— Сначала просто арестовали лабораторные журналы, потом стали дергать сотрудников на допросы. Затем прошел слух, что Белоярцева обвиняют в недостаче нескольких десятков литров спирта по лабораторным журналам. Профессор все отрицал. Последовало пять обысков, закончившихся так трагически. Не выдержав травли, Белоярцев повесился у себя на даче в ночь после отъезда следователей Серпуховской межрайонной прокуратуры, проводивших там очередной безрезультатный обыск. Мы, его потрясенные коллеги, обратились в Прокуратуру СССР и КГБ, требуя расследования обстоятельств его гибели. Прокуратура СССР, расследовавшая дело, не обнаружила доказательств, дающих повод к предъявлению обвинений сотрудникам органов.
— А когда началось ваше "дело”?
— Ну, персонально моего "дела” никогда на свете не существовало. Просто Прокуратура СССР, закрыв дело по самоубийству Белоярцева, приняла эстафету у серпуховских следователей, выдвинув новую версию: "проведение опытов на людях”.
Так и родилось на свет дело по факту "нарушения инструкций Минздрава в ходе клинических испытаний перфторана". Можно, конечно, назвать его и иначе: "Дело врачей и ученых", причастных к созданию и разработке нового препарата.
К сожалению, интересы государства, интересы многих тысяч больных в этой истории ушли на второй план, отбросив на много лет назад нашу страну в создании искусственного кровезаменителя. С самого начала методы работы различных проверяющих органов не были похожи на попытку установить истину. Скорее на межведомственную возню с сильным акцентом на межличностные отношения.
— Вы имеете в виду тогдашнего вице-президента АН СССР Юрия Овчинникова, желавшего лично руководить программой "Искусственная кровь"?
— Овчинников, судя по всему, сыграл существенную роль во всей трагической цепи событий. Но, по-моему, его роль в этой истории нельзя преувеличивать. Если говорить о нем как о личности, то это, в общем-то, продукт системы. Я бы сказал, что в общей массе членов академии он даже не худший. Бесспорно, он был разносторонне грамотным человеком, весьма талантливым в своей области. Но прежде всего он был научным администратором, сосредоточившим в своих руках огромную власть. Институт биоорганической химии, которым он руководил, недаром называли "институтом XXI века" — в том смысле, что на него была израсходована вся валюта, отпущенная на развитие нашей биологии в XX веке. Тут Овчинников мало отличался от всех прочих монополистов.

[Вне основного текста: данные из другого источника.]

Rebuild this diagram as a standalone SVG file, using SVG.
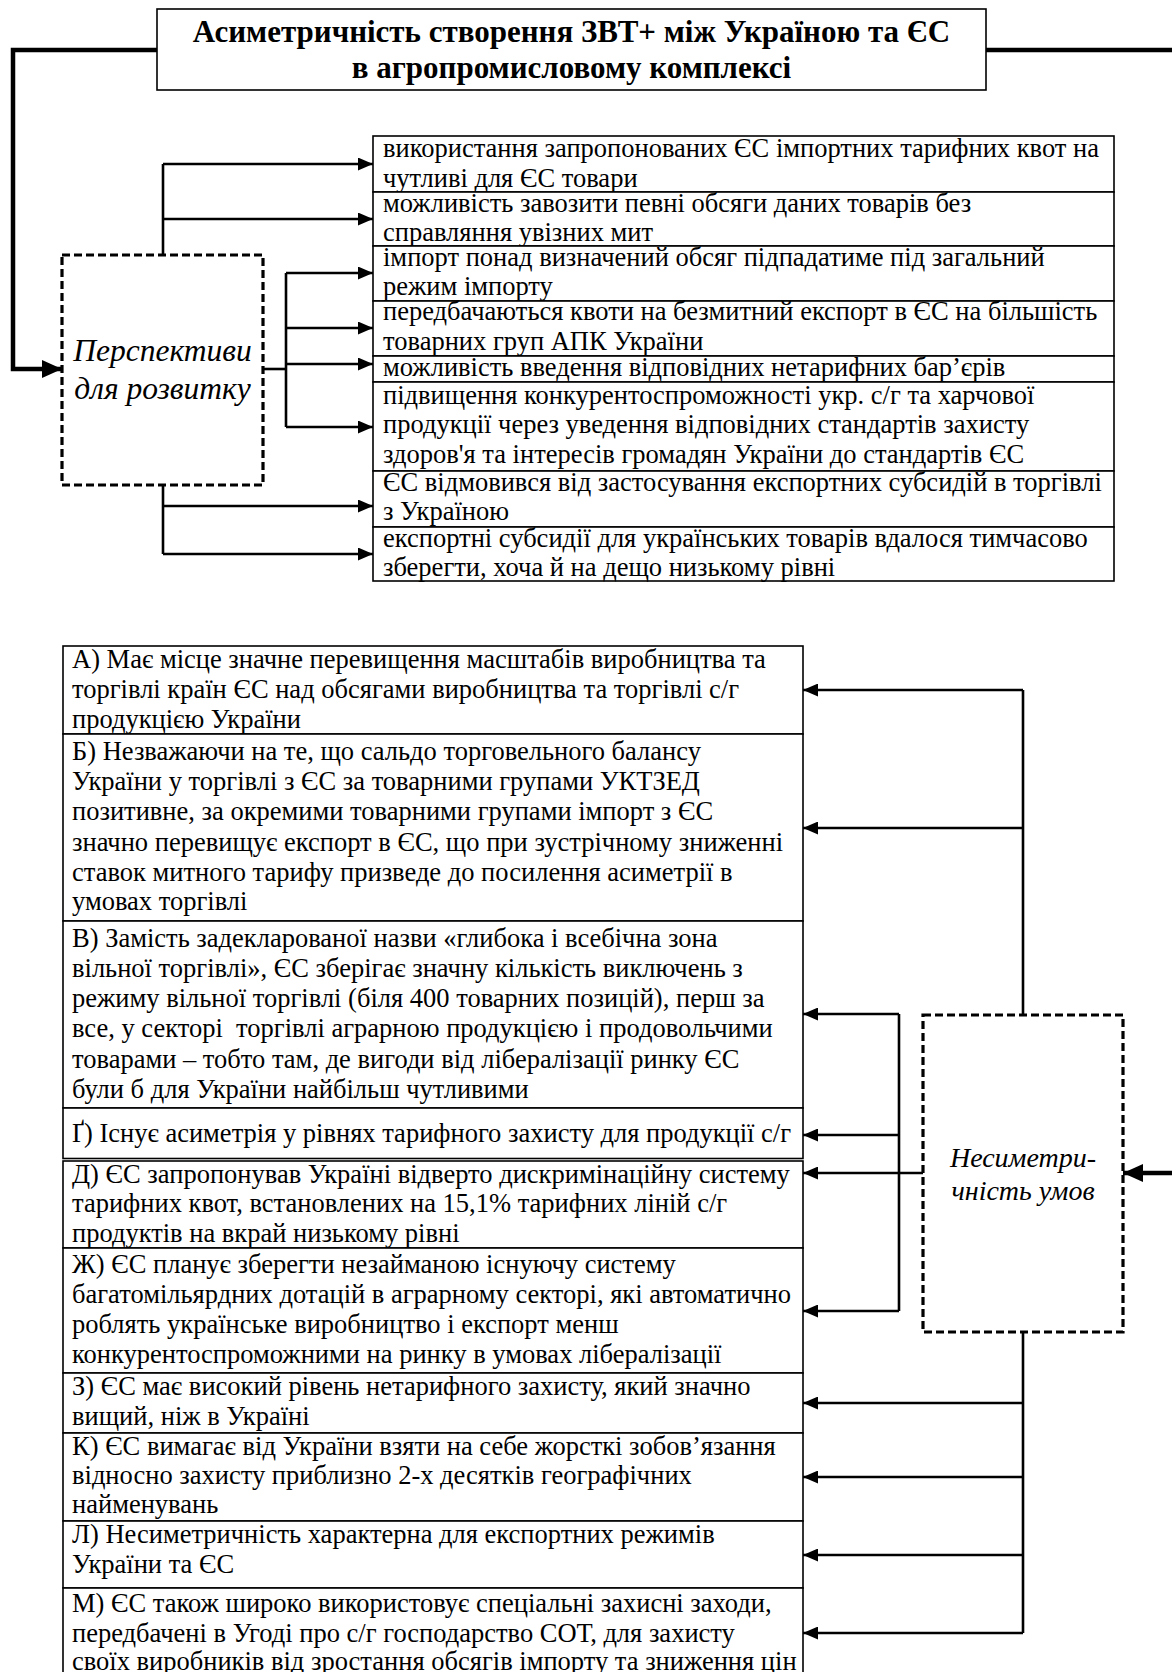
<svg xmlns="http://www.w3.org/2000/svg" width="1172" height="1672" viewBox="0 0 1172 1672">
<defs>
<style>
.box{fill:#fff;stroke:#000;stroke-width:1.6}
.dash{fill:#fff;stroke:#000;stroke-width:3.2;stroke-dasharray:8 4}
.t{font-family:"Liberation Serif","Times New Roman",serif;font-size:26.5px;fill:#000}
.ti{font-family:"Liberation Serif","Times New Roman",serif;font-size:28px;font-style:italic;fill:#000}
.tp{font-family:"Liberation Serif","Times New Roman",serif;font-size:31.5px;font-style:italic;fill:#000}
.tb{font-family:"Liberation Serif","Times New Roman",serif;font-size:31px;font-weight:bold;fill:#000}
.ln{fill:none;stroke:#000;stroke-width:2.6}
.thick{fill:none;stroke:#000;stroke-width:4.5}
</style>
<marker id="ah" markerUnits="userSpaceOnUse" markerWidth="15" markerHeight="13" refX="15" refY="6.5" orient="auto">
<path d="M0,0 L15,6.5 L0,13 z" fill="#000"/>
</marker>
<marker id="ahb" markerUnits="userSpaceOnUse" markerWidth="20" markerHeight="18" refX="20" refY="9" orient="auto">
<path d="M0,0 L20,9 L0,18 z" fill="#000"/>
</marker>
</defs>

<g id="connectors">
<path class="thick" d="M157,50 H13 V369 H62" marker-end="url(#ahb)"/>
<path class="thick" d="M986,50 H1172"/>
<path class="thick" d="M1172,1173 H1123" marker-end="url(#ahb)"/>
<path class="ln" d="M163,255 V164"/>
<path class="ln" d="M163,164 H373" marker-end="url(#ah)"/>
<path class="ln" d="M163,219 H373" marker-end="url(#ah)"/>
<path class="ln" d="M263,369 H286"/>
<path class="ln" d="M286,273 V427"/>
<path class="ln" d="M286,273 H373" marker-end="url(#ah)"/>
<path class="ln" d="M286,328 H373" marker-end="url(#ah)"/>
<path class="ln" d="M286,364 H373" marker-end="url(#ah)"/>
<path class="ln" d="M286,427 H373" marker-end="url(#ah)"/>
<path class="ln" d="M163,485 V554"/>
<path class="ln" d="M163,506 H373" marker-end="url(#ah)"/>
<path class="ln" d="M163,554 H373" marker-end="url(#ah)"/>
<path class="ln" d="M1023,1015 V690"/>
<path class="ln" d="M1023,690 H803" marker-end="url(#ah)"/>
<path class="ln" d="M1023,828 H803" marker-end="url(#ah)"/>
<path class="ln" d="M923,1173 H803" marker-end="url(#ah)"/>
<path class="ln" d="M899,1014 V1311"/>
<path class="ln" d="M899,1014 H803" marker-end="url(#ah)"/>
<path class="ln" d="M899,1135 H803" marker-end="url(#ah)"/>
<path class="ln" d="M899,1311 H803" marker-end="url(#ah)"/>
<path class="ln" d="M1023,1332 V1633"/>
<path class="ln" d="M1023,1403 H803" marker-end="url(#ah)"/>
<path class="ln" d="M1023,1477 H803" marker-end="url(#ah)"/>
<path class="ln" d="M1023,1555 H803" marker-end="url(#ah)"/>
<path class="ln" d="M1023,1633 H803" marker-end="url(#ah)"/>
</g>

<g id="title">
<rect class="box" x="157" y="9" width="829" height="81"/>
<text class="tb" x="571.5" y="42" text-anchor="middle">Асиметричність створення ЗВТ+ між Україною та ЄС</text>
<text class="tb" x="571.5" y="78" text-anchor="middle">в агропромисловому комплексі</text>
</g>

<g id="perspektyvy">
<rect class="dash" x="62" y="255" width="201" height="230"/>
<text class="tp" x="162.5" y="361" text-anchor="middle">Перспективи</text>
<text class="tp" x="162.5" y="399" text-anchor="middle">для розвитку</text>
</g>

<g id="p1">
<rect class="box" x="373" y="136" width="741" height="56"/>
<text class="t" x="383" y="157">використання запропонованих ЄС імпортних тарифних квот на</text>
<text class="t" x="383" y="187">чутливі для ЄС товари</text>
</g>
<g id="p2">
<rect class="box" x="373" y="192" width="741" height="54"/>
<text class="t" x="383" y="212">можливість завозити певні обсяги даних товарів без</text>
<text class="t" x="383" y="241">справляння увізних мит</text>
</g>
<g id="p3">
<rect class="box" x="373" y="246" width="741" height="55"/>
<text class="t" x="383" y="266">імпорт понад визначений обсяг підпадатиме під загальний</text>
<text class="t" x="383" y="295">режим імпорту</text>
</g>
<g id="p4">
<rect class="box" x="373" y="301" width="741" height="55"/>
<text class="t" x="383" y="320">передбачаються квоти на безмитний експорт в ЄС на більшість</text>
<text class="t" x="383" y="350">товарних груп АПК України</text>
</g>
<g id="p5">
<rect class="box" x="373" y="356" width="741" height="26"/>
<text class="t" x="383" y="376">можливість введення відповідних нетарифних бар’єрів</text>
</g>
<g id="p6">
<rect class="box" x="373" y="382" width="741" height="89"/>
<text class="t" x="383" y="404">підвищення конкурентоспроможності укр. с/г та харчової</text>
<text class="t" x="383" y="433">продукції через уведення відповідних стандартів захисту</text>
<text class="t" x="383" y="463">здоров'я та інтересів громадян України до стандартів ЄС</text>
</g>
<g id="p7">
<rect class="box" x="373" y="471" width="741" height="56"/>
<text class="t" x="383" y="491">ЄС відмовився від застосування експортних субсидій в торгівлі</text>
<text class="t" x="383" y="520">з Україною</text>
</g>
<g id="p8">
<rect class="box" x="373" y="527" width="741" height="54"/>
<text class="t" x="383" y="547">експортні субсидії для українських товарів вдалося тимчасово</text>
<text class="t" x="383" y="576">зберегти, хоча й на дещо низькому рівні</text>
</g>

<g id="nesymetrychnist">
<rect class="dash" x="923" y="1015" width="200" height="317"/>
<text class="ti" x="1023" y="1167" text-anchor="middle">Несиметри-</text>
<text class="ti" x="1023" y="1200" text-anchor="middle">чність умов</text>
</g>

<g id="a">
<rect class="box" x="63" y="646" width="740" height="88"/>
<text class="t" x="72" y="668">А) Має місце значне перевищення масштабів виробництва та</text>
<text class="t" x="72" y="698">торгівлі країн ЄС над обсягами виробництва та торгівлі с/г</text>
<text class="t" x="72" y="728">продукцією України</text>
</g>
<g id="b">
<rect class="box" x="63" y="734" width="740" height="187"/>
<text class="t" x="72" y="760">Б) Незважаючи на те, що сальдо торговельного балансу</text>
<text class="t" x="72" y="790">України у торгівлі з ЄС за товарними групами УКТЗЕД</text>
<text class="t" x="72" y="820">позитивне, за окремими товарними групами імпорт з ЄС</text>
<text class="t" x="72" y="851">значно перевищує експорт в ЄС, що при зустрічному зниженні</text>
<text class="t" x="72" y="881">ставок митного тарифу призведе до посилення асиметрії в</text>
<text class="t" x="72" y="910">умовах торгівлі</text>
</g>
<g id="v">
<rect class="box" x="63" y="921" width="740" height="187"/>
<text class="t" x="72" y="947">В) Замість задекларованої назви «глибока і всебічна зона</text>
<text class="t" x="72" y="977">вільної торгівлі», ЄС зберігає значну кількість виключень з</text>
<text class="t" x="72" y="1007">режиму вільної торгівлі (біля 400 товарних позицій), перш за</text>
<text class="t" x="72" y="1037" style="white-space:pre">все, у секторі  торгівлі аграрною продукцією і продовольчими</text>
<text class="t" x="72" y="1068">товарами – тобто там, де вигоди від лібералізації ринку ЄС</text>
<text class="t" x="72" y="1098">були б для України найбільш чутливими</text>
</g>
<g id="g">
<rect class="box" x="63" y="1108" width="740" height="50.5"/>
<text class="t" x="72" y="1142">Ґ) Існує асиметрія у рівнях тарифного захисту для продукції с/г</text>
</g>
<g id="d">
<rect class="box" x="63" y="1161" width="740" height="87"/>
<text class="t" x="72" y="1183">Д) ЄС запропонував Україні відверто дискримінаційну систему</text>
<text class="t" x="72" y="1212">тарифних квот, встановлених на 15,1% тарифних ліній с/г</text>
<text class="t" x="72" y="1242">продуктів на вкрай низькому рівні</text>
</g>
<g id="zh">
<rect class="box" x="63" y="1248" width="740" height="125"/>
<text class="t" x="72" y="1273">Ж) ЄС планує зберегти незайманою існуючу систему</text>
<text class="t" x="72" y="1303">багатомільярдних дотацій в аграрному секторі, які автоматично</text>
<text class="t" x="72" y="1333">роблять українське виробництво і експорт менш</text>
<text class="t" x="72" y="1363">конкурентоспроможними на ринку в умовах лібералізації</text>
</g>
<g id="z">
<rect class="box" x="63" y="1373" width="740" height="60"/>
<text class="t" x="72" y="1395">З) ЄС має високий рівень нетарифного захисту, який значно</text>
<text class="t" x="72" y="1425">вищий, ніж в Україні</text>
</g>
<g id="k">
<rect class="box" x="63" y="1433" width="740" height="88"/>
<text class="t" x="72" y="1455">К) ЄС вимагає від України взяти на себе жорсткі зобов’язання</text>
<text class="t" x="72" y="1484">відносно захисту приблизно 2-х десятків географічних</text>
<text class="t" x="72" y="1513">найменувань</text>
</g>
<g id="l">
<rect class="box" x="63" y="1521" width="740" height="67"/>
<text class="t" x="72" y="1543">Л) Несиметричність характерна для експортних режимів</text>
<text class="t" x="72" y="1573">України та ЄС</text>
</g>
<g id="m">
<rect class="box" x="63" y="1588" width="740" height="110"/>
<text class="t" x="72" y="1612">М) ЄС також широко використовує спеціальні захисні заходи,</text>
<text class="t" x="72" y="1642">передбачені в Угоді про с/г господарство СОТ, для захисту</text>
<text class="t" x="72" y="1670">своїх виробників від зростання обсягів імпорту та зниження цін</text>
</g>
</svg>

Что же касается истории с "голубой кровью", здесь все-таки дело обстоит сложнее. Овчинникова уже два года нет в живых. Пять лет прошло с момента самоубийства Белоярцева. Но ведь кампания, начатая при тогдашнем вице-президенте Академии, не утихает. Тянется бессмысленное дело в Прокуратуре СССР, составляются все новые межведомственные комиссии. И это доказывает, что один Овчинников ничего бы не смог тут поделать, не будь к его услугам мощный репрессивный механизм, во многом не демонтированный и поныне.
— Думаю, сегодняшнюю ситуацию все-таки нельзя называть репрессивной…
— Конечно, сегодня ситуация гораздо легче, чем три-четыре года назад. Сейчас, мне кажется, все инстанции хотели бы как-то развязаться с этой историей, да, видать, "грехи не пускают". Дело идет уже о чести мундира. Вот и "Вестник Академии наук" преподносит нам как самую свежую сенсацию сообщение о том, что "препаратов, годных для передачи на клинические испытания, до настоящего времени нет".
— А их действительно нет?
— Так откуда бы им сегодня взяться, если сделано все, чтобы препаратов не стало?
Целый их набор имелся уже в 1983 году, но довести их до опытных партий, готовых лекарственных форм не удалось из-за мощного противодействия. И как раз бюро отделения АН СССР имело к этому противодействию самое непосредственное отношение. Хотя те же самые академики, действительно болея за дело, могли назначить сегодня, например, Всесоюзную конференцию по проблемам фторуглеродных кровезаменителей — ту самую, которую в 85-м году спешно отменили по звонку из компетентных органов. Ну, а за рубежом тем временем состоялись три представительных международных симпозиума по этой проблеме. У нас — тишина. Вместо гласной научной дискуссии с привлечением врачей, клиницистов, испытывавших перфторан, президиум Академии предпочитает назначать разного рода комисии. Что же, это тоже метод. За семьдесят лет Советской власти не одно поколение наших чиновников усвоило: лучший способ угробить дело — создать комиссию.